Boyle left the bank in 1940 and joined the Royal Canadian Air Force. After receiving his wings, he was made a pilot instructor in the British Commonwealth Air Training Plan. On 8 June 1944, while attached to No. 2 Service Flying Training School at RCAF Uplands in Ottawa, Boyle was awarded the Air Force Cross. The award was part of the 1944 Birthday Honours. Boyle was sent to England in 1944 to serve as an instructor in a heavy conversion unit. In July 1944, Boyle flew on a bombing raid over Europe and had his plane shot down. He was captured on 7 July and interned at Stalag Luft III as POW no. 6936. In early 1945, the prisoners in the camp were transferred to Stalag XIII-D. After being liberated, on 13 May 1945 he returned to England, and on 26 May was presented his AFC.

In late 1945, Boyle rejoined the Dominion Bank. In 1948, he was sent to New York, where he worked in the bank's Manhattan branch for three years before returning to Canada. On 1 February 1955, the Dominion Bank merged with the Bank of Toronto to form the new Toronto-Dominion Bank. In June 1956, TD sent Boyle back to New York where he served as a Special Representative, and in 1964 he was appointed an Agent. During the decade he worked in New York, the Boyles lived in New Jersey, and Ben commuted to Manhattan by train. Boyle returned to Canada in January 1966 and joined the head office in Toronto. The following month, he was appointed Assistant General Manager, International Division. In July 1968 he was appointed General Manager, Administration, and in December 1968 was appointed Deputy Chief General Manager. In September 1972 he was appointed Executive Vice-president and Chief General Manager, and in September 1974 was elected to the board of directors. At an unknown date, Boyle attended the Management Training Course at the University of Western Ontario.

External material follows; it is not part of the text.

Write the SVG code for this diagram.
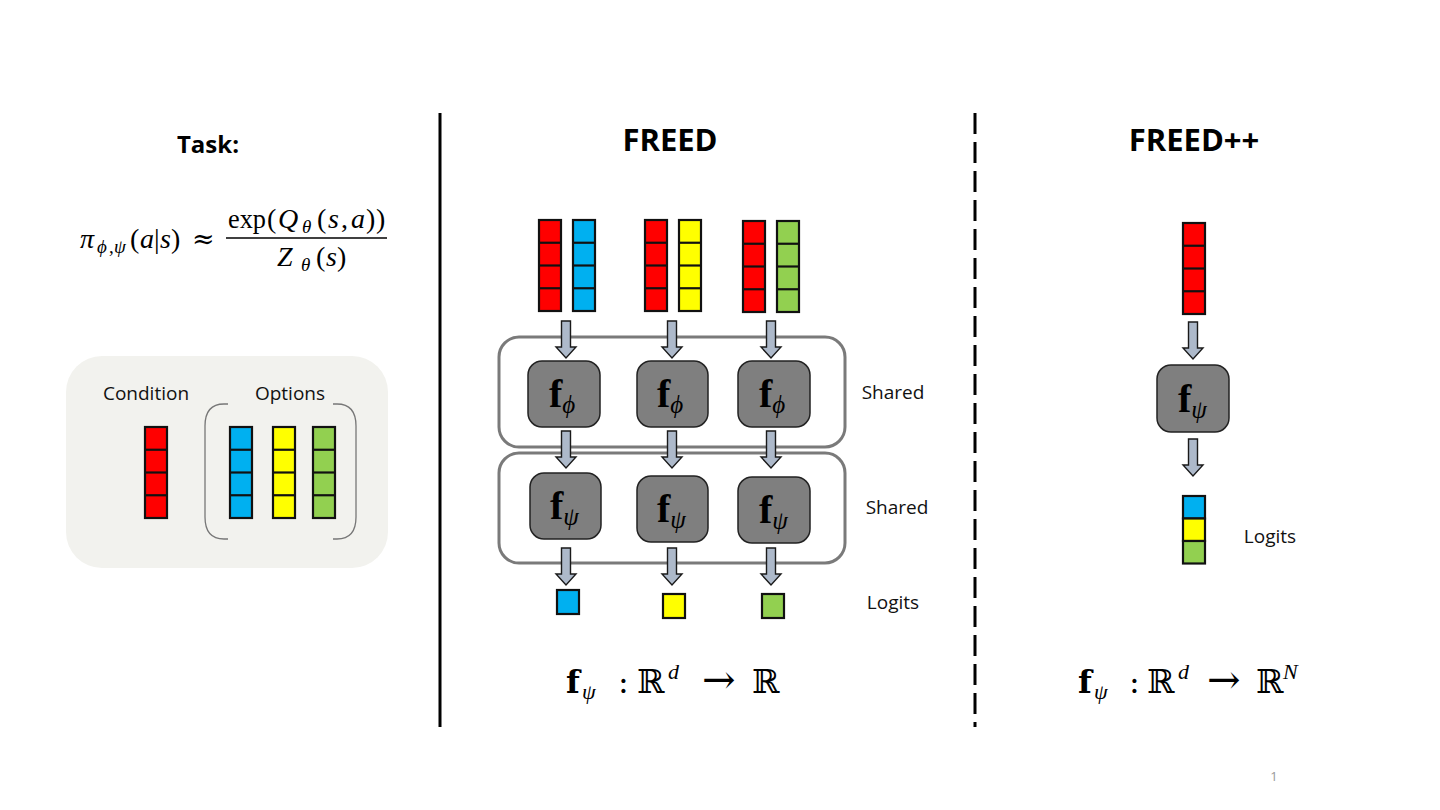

On 1 May 1978, Boyle was appointed president of the bank. He succeeded Richard Murray Thomson, who replaced Allen Thomas Lambert as chairman and chief executive.

During his tenure as president, Boyle oversaw the bank's expansion in the United States and Britain, and the introduction of bank credit cards. Boyle retired from the presidency on 31 May 1981 at age 65, and was succeeded in the position by Robert Willem Korthals. Boyle remained a director of the bank until 1987. He served also as a director of Excelsior Life, Aetna Casualty, Costain Limited, and Jannock Limited, and was a governor of York University.

Boyle served as president of the Canadian Bankers Association for the 1974–75 term, and served a term as president of the Canadian Club of Toronto. He was a member of the Thornhill Country Club, Toronto Club, Granite Club, York Club, Canadian Club of New York, and Sara Bay Country Club. The Boyles were members of the United Church of Canada.

On 31 May 1941, Boyle married Doris Sydney Mullett (1916–1995), whom he had known since childhood. The wedding took place in Toronto at the home of Doris's brother-in-law, Stanley A. Watson, and the service was officiated by the Rev. Fred Smith, the minister of Silverthorn United Church. Ben and Doris had two children, William and Charlotte. He died on Friday, 5 December 2008 in Toronto at age 92. The funeral was held on 10 December at the A. W. Miles Chapel of the Humphrey Funeral Home. He was interred with his late wife at the St. Andrews and St. James Cemetery in Orillia.